Rick Perry's new "I'm a Christian" ad is evidence that the people he's targeting do not understand something fundamental about the American system that they proclaim is so "exceptional." The mindset expressed in the ad is nothing short of theocratic.

Perry says: “there’s something wrong in this country when gays can serve openly in the military but our kids can’t openly celebrate Christmas or pray in school.” Discussing that passage, Andrew Sullivan writes:
we get a classic non-sequitur: the notion that allowing openly gay servicemembers to serve without fear of prosecution is somehow connected to the constitutional prohibition of prayer in schools. There is zero connection between the two issues - except both are objected to by Christianist fundamentalists.
I think there is a connection between the two, beyond what Sullivan says, and that the way Perry connects the two is instructive.

Perry is really saying that government, by allowing open service by gays in the military, is thereby endorsing who they are. Defending the ad today, Perry said: "President Obama has again mistaken America's tolerance for different lifestyles with an endorsement of those lifestyles."

In Perry's mind, treating people whose conduct you personally find to be contrary to your own morality as equals in the public sphere is an endorsement--it is saying that who they are and how they act is right and good. In his mind, there is no room for saying "that's none of my (or the government's) business."

In effect, he is saying that there is a moral standard (one that is set by his own view of Christianity) to qualify for equal citizenship. It is hard to imagine anything more contrary to a foundational principle of American government, expressed in the words engraved in the Supreme Court building: "equal justice under law."

Perry then makes a comparison between open service and not allowing schools to endorse Christianity via prayers and Christmas celebrations.

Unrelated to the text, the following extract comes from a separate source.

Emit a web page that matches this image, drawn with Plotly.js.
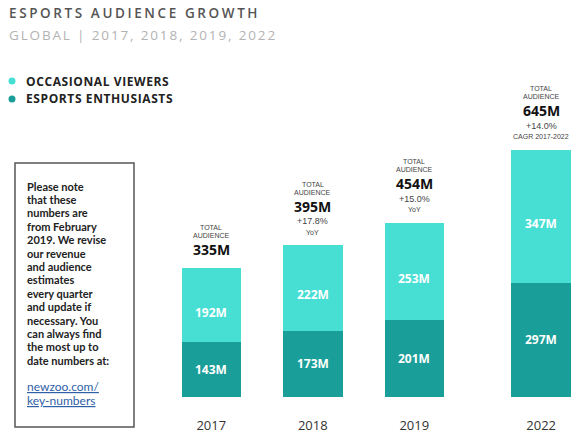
<!DOCTYPE html>
<html>
<head>
<meta charset="utf-8">
<script src="https://cdn.plot.ly/plotly-3.0.1.min.js"></script>
<style>body{margin:0;padding:0;background:#fff}#chart{width:580px;height:442px}</style>
</head>
<body>
<div id="chart"></div>
<script>
// ---- data ----
const years = ['2017', '2018', '2019', '2022'];
const enthusiasts = [143, 173, 201, 297];
const occasional = [192, 222, 253, 347];
const totalLabels = ['335M', '395M', '454M', '645M'];
const growth = ['', '+17.8%', '+15.0%', '+14.0%'];
const growthNote = ['', 'YoY', 'YoY', 'CAGR 2017-2022'];
const seriesNames = ['OCCASIONAL VIEWERS', 'ESPORTS ENTHUSIASTS'];
const noteLines = ['Please note', 'that these', 'numbers are', 'from February', '2019. We revise', 'our revenue',
  'and audience', 'estimates', 'every quarter', 'and update if', 'necessary. You', 'can always find',
  'the most up to', 'date numbers at:'];
const linkLines = ['newzoo.com/', 'key-numbers'];

// ---- layout helpers ----
const W = 580, H = 442, M = {l: 160, r: 0, t: 40, b: 45};
const PW = W - M.l - M.r, PH = H - M.t - M.b;
const px2x = p => (p - M.l) / PW;
const py2y = p => (H - M.b - p) / PH;
const LIGHT = '#47ded3', DARK = '#1a9e99';
const FONT = 'Open Sans, Liberation Sans, sans-serif';
const SMALL = 'Liberation Sans, Arial, sans-serif';
const NOTE = 'Lato, Open Sans, sans-serif';

// gap before the last category (2019 -> 2022)
const xpos = years.map((y, i) => i + (i === 3 ? 0.25 : 0));
const tops = enthusiasts.map((v, i) => v + occasional[i]);

const traces = [
  {type: 'bar', x: xpos, y: enthusiasts, name: seriesNames[1], marker: {color: DARK}, width: 0.586, hoverinfo: 'skip'},
  {type: 'bar', x: xpos, y: occasional, name: seriesNames[0], marker: {color: LIGHT}, width: 0.586, hoverinfo: 'skip'}
];

const ann = [];
const shapes = [];
function pAnn(text, px, py, font, extra) {
  ann.push(Object.assign({xref: 'paper', yref: 'paper', x: px2x(px), y: py2y(py), xanchor: 'left', yanchor: 'middle',
    text: text, showarrow: false, align: 'left', font: font}, extra || {}));
}
// titles
pAnn('ESPORTS AUDIENCE GROWTH', 7, 13, {family: FONT, size: 13.5, color: '#555555', weight: 600});
pAnn('GLOBAL | 2017, 2018, 2019, 2022', 7, 35, {family: FONT, size: 13.5, color: '#b3b3b3', weight: 400});
// legend
const legendColors = [LIGHT, DARK];
seriesNames.forEach((n, i) => {
  const cy = 81 + i * 18;
  shapes.push({type: 'circle', xref: 'paper', yref: 'paper', x0: px2x(8.5), x1: px2x(15.5), y0: py2y(cy - 3.5), y1: py2y(cy + 3.5),
    fillcolor: legendColors[i], line: {width: 0}});
  pAnn(n, 24, cy, {family: FONT, size: 12, color: '#222222', weight: 700});
});
// note box
shapes.push({type: 'rect', xref: 'paper', yref: 'paper', x0: px2x(15), x1: px2x(134), y0: py2y(427), y1: py2y(163),
  line: {color: '#555555', width: 1.5}, fillcolor: 'rgba(0,0,0,0)'});
noteLines.forEach((t, i) => pAnn(t, 25, 186 + i * 13.4, {family: NOTE, size: 11, color: '#222222', weight: 700}));
linkLines.forEach((t, i) => pAnn(t, 25, 386.7 + i * 13.4, {family: NOTE, size: 12, color: '#2f5fa6', weight: 400, lineposition: 'under'}));

// totals above bars
years.forEach((yr, i) => {
  const d = growth[i] ? 0 : 20;
  const base = {xref: 'x', yref: 'y', x: xpos[i], y: tops[i], showarrow: false, xanchor: 'center', yanchor: 'middle', borderpad: 0};
  ann.push(Object.assign({}, base, {text: 'TOTAL', yshift: 61 - d, font: {family: SMALL, size: 7, color: '#444'}}));
  ann.push(Object.assign({}, base, {text: 'AUDIENCE', yshift: 53 - d, font: {family: SMALL, size: 7, color: '#444'}}));
  ann.push(Object.assign({}, base, {text: totalLabels[i], yshift: 39 - d, font: {family: FONT, size: 14, color: '#111', weight: 700}}));
  if (growth[i]) {
    ann.push(Object.assign({}, base, {text: growth[i], yshift: 24, font: {family: SMALL, size: 9, color: '#444'}}));
    ann.push(Object.assign({}, base, {text: growthNote[i], yshift: 13, font: {family: SMALL, size: 7, color: '#444'}}));
  }
  // segment labels
  ann.push(Object.assign({}, base, {y: enthusiasts[i] / 2, text: enthusiasts[i] + 'M', font: {family: FONT, size: 12, color: '#fff', weight: 700}}));
  ann.push(Object.assign({}, base, {y: enthusiasts[i] + occasional[i] / 2, yshift: -7, text: occasional[i] + 'M', font: {family: FONT, size: 12, color: '#fff', weight: 700}}));
});

const layout = {
  width: W, height: H, margin: M, barmode: 'stack', showlegend: false,
  paper_bgcolor: '#fff', plot_bgcolor: '#fff',
  xaxis: {range: [-0.5054, -0.5054 + PW / 101.5], tickvals: xpos, ticktext: years, ticks: 'outside', ticklen: 16,
    tickcolor: 'rgba(0,0,0,0)', showgrid: false, zeroline: false, showline: false, fixedrange: true,
    tickfont: {family: FONT, size: 13, color: '#333'}},
  yaxis: {range: [0, PH / 0.384], visible: false, fixedrange: true},
  annotations: ann, shapes: shapes
};

Plotly.newPlot('chart', traces, layout, {displayModeBar: false, staticPlot: true}).then(() => {
  const spacing = {0: '2.6px', 1: '1.85px', 2: '0.6px', 3: '0.6px'};
  document.querySelectorAll('g.annotation').forEach(g => {
    const idx = g.getAttribute('data-index');
    if (spacing[idx] !== undefined) {
      g.querySelectorAll('text').forEach(t => t.style.letterSpacing = spacing[idx]);
    }
  });
});
</script>
</body>
</html>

That's why they are connected in his mind, and in the minds of those to whom he is appealing. Government, he says, is endorsing homosexuality (which it should not do), and is not endorsing Christianity, which it should do.

The common element is the idea that government has a role to play in endorsing some moral principles and condemning others. Government should not, Perry is suggesting, treat all people equally: it should endorse some and condemn others. That is a theocratic mindset.

Perry looks at the inclusiveness that a pluralistic society demands (everyone is treated equally under the law) and the refusal to endorse one religious vision (which a pluralistic society also demands) and wants us to see a contradiction. In fact, the two things are perfectly consistent with each other--if one believes (as the Founders did) that there should be no religious test for citizenship.

Perry's problem is that he either does not understand that, or does not believe in it. He thinks government should discriminate against those whose private behavior he abhors and should publicly advance his particular religious beliefs even though they are not universally held. He is saying that failing to give Christians a superior position in American society is effectively discrimination against Christians.

In this worldview, there is no room for equal protection under the law. This is truly 1984 territory: failing to discriminate against minorities is discriminating against the majority.

It is disturbing enough that an allegedly serious candidate for the presidency in 2012 could espouse such views. It is even more disturbing that he seems to think it will appeal large number of Republican primary voters. It would be most disturbing were it to turn out that he's right.